Armodoxy for Today: Revelation (Eve of Theophany)
It is the eve of Theophany. And you might expect a message about a babe in a mangers or a star in the sky, but instead we take a detour and present a story from the Old Testament with a surprising twist at the end that connects to the Revelation of God that is celebrated on Theophany.
There is a tradition in the Armenian Church to chant “The Song of the Three” from the Book of Daniel (chapter 3) at the Eve of Theophany. Four chanters come before the altar, one narrates the Scripture while the other three sing a song of rebellion against the powers of the world and pledge their loyalty to God.
Many stories from the Old Testament feature royalty, and this one doesn’t disappoint. This about a king who is as unique as his name, Nebuchadnezzar. As the story is read, he has constructed a huge gold statue celebrating himself and his magnificent prowess. He has sent out an order for everyone in his kingdom to come forward, pay homage and worship before the statue. Should anyone refuse to do so, the penalty was death by means of a fiery furnace. Three men, Shadrach, Meshach, and Abed-Nego, refuse the order of the King. The orders for punishment are carried out and Shadrah, Meshach and Abed-Nego are thrown into the fiery furnace. They go in singing the praises of God and survive the heat and flames.
Their song, “The Song of the Three,”* says, “O Nebuchadnezzar, our God whom we serve is able to deliver us from the burning fiery furnace, and He will deliver us from your hand, O king. But if not, let it be known to you, O king, that we do not serve your gods, nor will we worship the gold image which you have set up.”

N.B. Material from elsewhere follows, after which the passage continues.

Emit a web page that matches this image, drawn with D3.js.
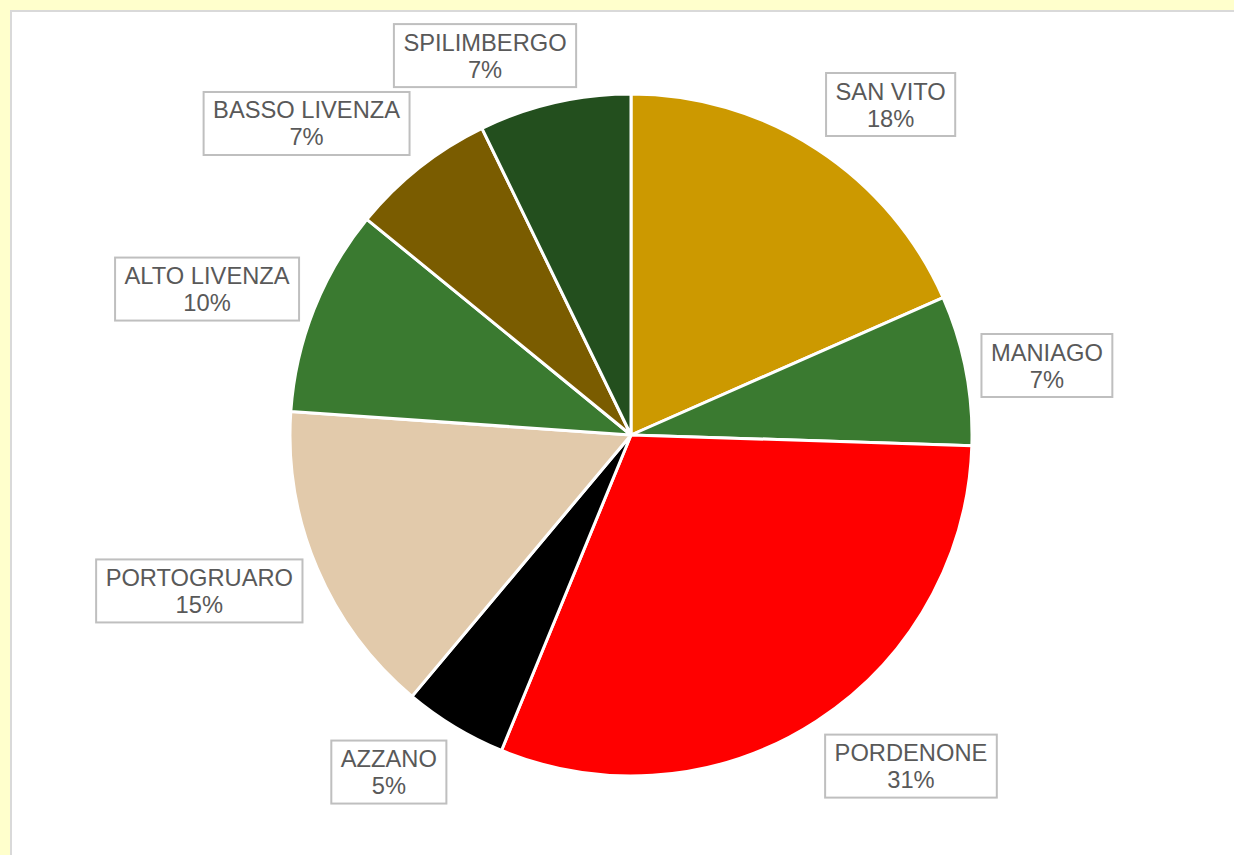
<!DOCTYPE html>
<html>
<head>
<meta charset="utf-8">
<script src="https://d3js.org/d3.v7.min.js"></script>
<style>
  body { margin: 0; background: #FFFFCC; }
</style>
</head>
<body>
<div id="my_dataviz"></div>
<script>
// data (share of total, %)
const categories = ["SAN VITO", "MANIAGO", "PORDENONE", "AZZANO", "PORTOGRUARO", "ALTO LIVENZA", "BASSO LIVENZA", "SPILIMBERGO"];
const values = [18.4, 7.1, 30.7, 4.9, 15.0, 9.8, 6.9, 7.2];
const colors = ["#CC9900", "#3A7A30", "#FF0000", "#000000", "#E2CAAB", "#3A7A30", "#7A5C00", "#234F1E"];

const width = 1234, height = 855;
const cx = 631, cy = 435, radius = 341;

const svg = d3.select("#my_dataviz")
  .append("svg")
    .attr("width", width)
    .attr("height", height);

// chart area
svg.append("rect")
  .attr("x", 11).attr("y", 11)
  .attr("width", width).attr("height", height)
  .attr("fill", "white")
  .attr("stroke", "#D9D9D9")
  .attr("stroke-width", 2);

const g = svg.append("g")
  .attr("transform", `translate(${cx}, ${cy})`);

const data = categories.map((c, i) => ({name: c, value: values[i], color: colors[i]}));
const total = d3.sum(values);

const pie = d3.pie().sort(null).value(d => d.value);
const arc = d3.arc().innerRadius(0).outerRadius(radius);
const arcs = pie(data);

// slices
g.selectAll("path")
  .data(arcs)
  .enter()
  .append("path")
    .attr("d", arc)
    .attr("fill", d => d.data.color)
    .attr("stroke", "white")
    .attr("stroke-width", 3)
    .attr("stroke-linejoin", "round");

// labels outside, in boxes (corner of the box sits on the anchor point)
const fontSize = 23.7, lineH = 27, padX = 9.5, boxH = 63, gap = 16;

const labels = g.selectAll("g.lbl")
  .data(arcs)
  .enter()
  .append("g")
    .attr("class", "lbl");

labels.each(function(d) {
  const sel = d3.select(this);
  const pct = Math.round(d.data.value / total * 100) + "%";
  const t = sel.append("text")
    .attr("text-anchor", "middle")
    .style("font-family", "Liberation Sans, Arial, sans-serif")
    .style("font-size", fontSize + "px")
    .attr("fill", "#595959");
  const t1 = t.append("tspan").attr("x", 0).attr("y", -5).text(d.data.name);
  const t2 = t.append("tspan").attr("x", 0).attr("y", -5 + lineH).text(pct);

  const w = Math.max(t1.node().getComputedTextLength(), t2.node().getComputedTextLength());
  const bw = w + padX * 2;

  sel.insert("rect", "text")
    .attr("x", -bw / 2).attr("y", -boxH / 2)
    .attr("width", bw).attr("height", boxH)
    .attr("fill", "white")
    .attr("stroke", "#BFBFBF")
    .attr("stroke-width", 2);

  const a = (d.startAngle + d.endAngle) / 2;
  const s = Math.sin(a), c = Math.cos(a);
  const qx = (radius + gap) * s, qy = -(radius + gap) * c;
  const hx = Math.min(1, Math.abs(s) / 0.31);
  const hy = Math.max(0, Math.min(1, (Math.abs(c) - 0.17) / 0.43));
  const bx = qx + Math.sign(s) * (bw / 2) * hx;
  const by = qy - Math.sign(c) * (boxH / 2) * hy;
  sel.attr("transform", `translate(${bx}, ${by})`);
});
</script>
</body>
</html>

Nebuchadnezzar is furious at their contempt and their rebellious attitude. He has the heat turned up seven fold. The three men, Shadrach, Meshach, and Abed-Nego, continue to sing the praise of God.
The narrator continues, “Then these men were bound in their coats, their trousers, their turbans, and their other garments, and were cast into the midst of the burning fiery furnace. Therefore, because the king’s command was urgent, and the furnace exceedingly hot, the flame of the fire killed those men who took up Shadrach, Meshach, and Abed-Nego. And these three men, Shadrach, Meshach, and Abed-Nego, fell down bound into the midst of the burning fiery furnace. Then King Nebuchadnezzar was astonished; and he rose in haste and spoke, saying to his counselors, “Did we not cast three men bound into the midst of the fire?” They answered and said to the king, “True, O king.” “Look!” he answered, “I see four men loose, walking in the midst of the fire; and they are not hurt, and the form of the fourth is like the Son of God.”
God is revealed! On the Eve of Theophany, the Eve of the Celebration of Jesus Christ being born and revealed, this Scriptural passage is read in all the Armenian Churches as a reminder that during our worst moments, when the heat is on and even exceeding normal expectations of survival, God is revealed and in our midst. He never abandons us. The story of the three men, Shadrach, Meshach, and Abed-Nego is retold as a prelude to the greatest story ever told, a prelude to the Birth of the Savior, who stands with us during our most difficult moments and a loving and caring God who never abandons us.
Tonight we greet one another with the great news: Christ is born and revealed, blessed be the revelation of Christ!
Let us pray, “O Lord and Savior, Jesus Christ. On this evening you entered the world. The Word was made Incarnate. You stand with us during our trials and tribulations. You are the Way, the Truth and the Life. Keep the freshness of this story ever present in my life. Tonight we finish our Advent Journey and I proclaim the great news that you are born and revealed. May those who hear turn to the Truth and may I never turn away from this connection to Life. In all things I praise you along with the Father and Holy Spirit. Amen.”
*Note: The story of King Nebuchadnezzar and the three men can be found in Daniel 3 and I strongly urge that you read it in its entirety. The Song of the Three is part of the Armenian canon, that is, it is in the Traditional Orthodox and Roman Catholic Bible. Unfortunately, the Protestants (including the Armenian evangelical churches), have removed the Song of the Three from the Holy Scriptures along with several other books, and placed them in a group of books labeled as “Apocrypha (that is, “Hidden”). For the Armenian Church, Holy Scripture cannot be discarded.